Figure scripts:
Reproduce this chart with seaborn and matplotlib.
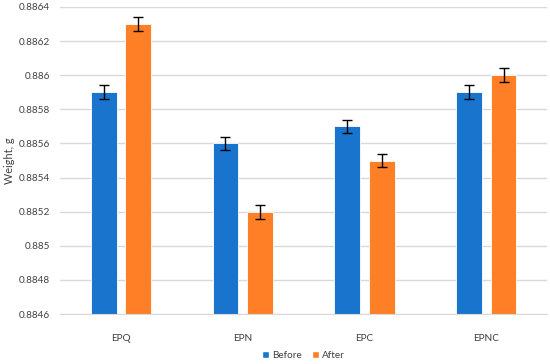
import matplotlib
matplotlib.use("Agg")
import matplotlib.pyplot as plt
import matplotlib.ticker as mticker
import seaborn as sns
import pandas as pd
import numpy as np

categories = ["EPQ", "EPN", "EPC", "EPNC"]
before = [0.8859, 0.8856, 0.8857, 0.8859]
after = [0.8863, 0.8852, 0.8855, 0.8860]
before_err = [0.00004, 0.00004, 0.00004, 0.00004]
after_err = [0.00004, 0.00004, 0.00004, 0.00004]
series = ["Before", "After"]
colors = ["#1874CD", "#FF7F27"]

df = pd.DataFrame({
    "cat": categories * 2,
    "series": [series[0]] * 4 + [series[1]] * 4,
    "value": before + after,
    "err": before_err + after_err,
})

sns.set_style("white")
plt.rcParams["font.family"] = ["Lato", "DejaVu Sans"]

fig = plt.figure(figsize=(5.5, 3.64), dpi=100)
ax = fig.add_axes([0.109, 0.137, 0.886, 0.844])

sns.barplot(data=df, x="cat", y="value", hue="series", palette=colors,
            errorbar=None, width=0.565, gap=0.25, ax=ax, legend=True,
            saturation=1)
ax.set_ylim(0.8846, 0.8864)

# errorbars from patch positions
for bars, s in zip(ax.containers, series):
    sub = df[df["series"] == s]
    for rect, (_, row) in zip(bars, sub.iterrows()):
        cx = rect.get_x() + rect.get_width() / 2
        ax.errorbar(cx, row["value"], yerr=row["err"], fmt="none",
                    ecolor="black", elinewidth=1.0, capsize=3.5, capthick=1.0, zorder=5)
    for rect in bars:
        rect.set_edgecolor("white")
        rect.set_linewidth(0.6)

ax.yaxis.set_major_locator(mticker.MultipleLocator(0.0002))
ax.yaxis.set_major_formatter(mticker.FuncFormatter(lambda v, p: ("%.4f" % v).rstrip("0").rstrip(".")))
ax.grid(axis="y", color="#d9d9d9", linewidth=1.0)
ax.set_axisbelow(True)
for sp in ["top", "right", "left"]:
    ax.spines[sp].set_visible(False)
ax.spines["bottom"].set_color("#d9d9d9")
ax.tick_params(axis="both", length=0, labelsize=7.2, colors="#404040")
ax.tick_params(axis="x", pad=14)
ax.tick_params(axis="y", pad=7)
ax.set_xlabel("")
ax.set_ylabel("Weight, g", fontsize=7.8, color="#404040")
ax.yaxis.set_label_coords(-0.093, 0.5)
ax.set_xlim(-0.5, 3.5)

leg = ax.legend(loc="upper center", bbox_to_anchor=(0.5, -0.1), ncol=2, frameon=False,
                fontsize=7.2, handlelength=0.7, handleheight=0.7, columnspacing=1.0,
                handletextpad=0.3, borderaxespad=0.2)
for t in leg.get_texts():
    t.set_color("#404040")

fig.savefig("out.png", dpi=100)
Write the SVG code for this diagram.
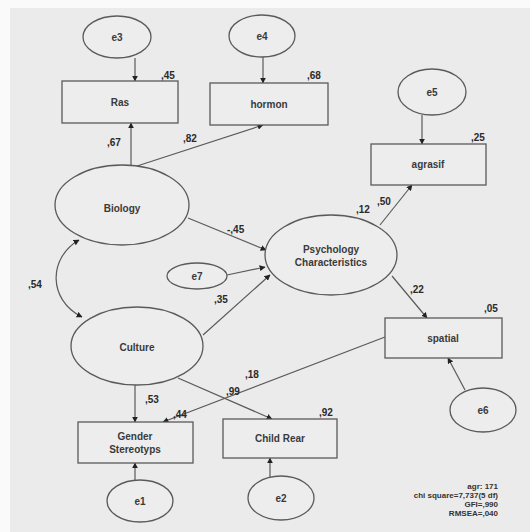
<svg xmlns="http://www.w3.org/2000/svg" width="530" height="532" viewBox="0 0 530 532">
<style>
.n{fill:#ededed;stroke:#5a5a5a;stroke-width:1.3}
.t{font-family:"Liberation Sans",Arial,sans-serif;font-weight:bold;font-size:10px;fill:#3a3a3a;text-anchor:middle}
.l{font-family:"Liberation Sans",Arial,sans-serif;font-weight:bold;font-size:10px;fill:#2a2a2a}
.s{font-family:"Liberation Sans",Arial,sans-serif;font-weight:bold;font-size:8px;fill:#333;text-anchor:end}
.c{fill:none;stroke:#5a5a5a;stroke-width:1.2}
</style>
<defs>
<marker id="a" viewBox="0 0 10 10" refX="9" refY="5" markerWidth="6" markerHeight="6" orient="auto-start-reverse" markerUnits="userSpaceOnUse">
<path d="M0,0 L10,5 L0,10 z" fill="#222"/>
</marker>
</defs>
<rect x="0" y="0" width="530" height="532" fill="#fafafa"/>
<rect x="10" y="8" width="520" height="524" fill="#ebebeb"/>
<g id="connectors">
<line class="c" x1="135" y1="58" x2="135" y2="81" marker-end="url(#a)"/>
<line class="c" x1="263" y1="57" x2="263" y2="83" marker-end="url(#a)"/>
<line class="c" x1="422" y1="115" x2="422" y2="144" marker-end="url(#a)"/>
<line class="c" x1="131" y1="166" x2="131" y2="123" marker-end="url(#a)"/>
<line class="c" x1="134" y1="167" x2="263" y2="125" marker-end="url(#a)"/>
<line class="c" x1="188" y1="218" x2="266" y2="250" marker-end="url(#a)"/>
<line class="c" x1="227" y1="275" x2="265" y2="267" marker-end="url(#a)"/>
<line class="c" x1="203" y1="335" x2="270" y2="275" marker-end="url(#a)"/>
<path class="c" d="M79,240 C48,258 48,300 82,317" marker-start="url(#a)" marker-end="url(#a)"/>
<line class="c" x1="380" y1="225" x2="412" y2="185" marker-end="url(#a)"/>
<line class="c" x1="392" y1="276" x2="427" y2="318" marker-end="url(#a)"/>
<line class="c" x1="465" y1="390" x2="448" y2="358" marker-end="url(#a)"/>
<line class="c" x1="135" y1="385" x2="135" y2="422" marker-end="url(#a)"/>
<line class="c" x1="385" y1="337" x2="163" y2="422" marker-end="url(#a)"/>
<line class="c" x1="178" y1="378" x2="272" y2="419" marker-end="url(#a)"/>
<line class="c" x1="135" y1="480" x2="135" y2="463" marker-end="url(#a)"/>
<line class="c" x1="270" y1="477" x2="270" y2="458" marker-end="url(#a)"/>
</g>
<g id="e3"><ellipse class="n" cx="117" cy="37" rx="34" ry="21"/><text class="t" x="117" y="41">e3</text></g>
<g id="e4"><ellipse class="n" cx="262" cy="36" rx="33" ry="21"/><text class="t" x="262" y="40">e4</text></g>
<g id="e5"><ellipse class="n" cx="432" cy="92" rx="34" ry="23"/><text class="t" x="432" y="96">e5</text></g>
<g id="Ras"><rect class="n" x="62" y="81" width="116" height="42"/><text class="t" x="120" y="106">Ras</text></g>
<g id="hormon"><rect class="n" x="210" y="83" width="118" height="42"/><text class="t" x="269" y="108">hormon</text></g>
<g id="agrasif"><rect class="n" x="371" y="144" width="115" height="41"/><text class="t" x="428" y="168">agrasif</text></g>
<g id="Biology"><ellipse class="n" cx="122" cy="205" rx="67" ry="40"/><text class="t" x="122" y="212">Biology</text></g>
<g id="Psychology"><ellipse class="n" cx="331" cy="255" rx="66" ry="40"/><text class="t" x="331" y="253">Psychology</text><text class="t" x="331" y="266">Characteristics</text></g>
<g id="e7"><ellipse class="n" cx="197" cy="276" rx="30" ry="13"/><text class="t" x="197" y="280">e7</text></g>
<g id="Culture"><ellipse class="n" cx="137" cy="346" rx="66" ry="39"/><text class="t" x="137" y="351">Culture</text></g>
<g id="spatial"><rect class="n" x="385" y="318" width="117" height="40"/><text class="t" x="443" y="342">spatial</text></g>
<g id="e6"><ellipse class="n" cx="483" cy="410" rx="33" ry="22"/><text class="t" x="483" y="414">e6</text></g>
<g id="Gender"><rect class="n" x="78" y="422" width="115" height="41"/><text class="t" x="135" y="440">Gender</text><text class="t" x="135" y="453">Stereotyps</text></g>
<g id="ChildRear"><rect class="n" x="223" y="419" width="114" height="39"/><text class="t" x="280" y="442">Child Rear</text></g>
<g id="e1"><ellipse class="n" cx="140" cy="501" rx="33" ry="21"/><text class="t" x="140" y="505">e1</text></g>
<g id="e2"><ellipse class="n" cx="281" cy="498" rx="33" ry="22"/><text class="t" x="281" y="502">e2</text></g>
<g id="labels">
<text class="l" x="161" y="79">,45</text>
<text class="l" x="307" y="79">,68</text>
<text class="l" x="471" y="141">,25</text>
<text class="l" x="107" y="146">,67</text>
<text class="l" x="183" y="142">,82</text>
<text class="l" x="227" y="233">-,45</text>
<text class="l" x="356" y="213">,12</text>
<text class="l" x="377" y="205">,50</text>
<text class="l" x="28" y="288">,54</text>
<text class="l" x="214" y="303">,35</text>
<text class="l" x="410" y="293">,22</text>
<text class="l" x="484" y="312">,05</text>
<text class="l" x="145" y="403">,53</text>
<text class="l" x="173" y="418">,44</text>
<text class="l" x="226" y="395">,99</text>
<text class="l" x="245" y="378">,18</text>
<text class="l" x="319" y="416">,92</text>
</g>
<g id="stats">
<text class="s" x="498" y="489">agr: 171</text>
<text class="s" x="498" y="498">chi square=7,737(5 df)</text>
<text class="s" x="498" y="507">GFI=,990</text>
<text class="s" x="498" y="516">RMSEA=,040</text>
</g>
</svg>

TASK DETAILS
Pull out every line of the records that includes the string "this".

FINISHED EXERCISE
Reproduce this chart with seaborn and matplotlib.
Write the SVG code for this diagram.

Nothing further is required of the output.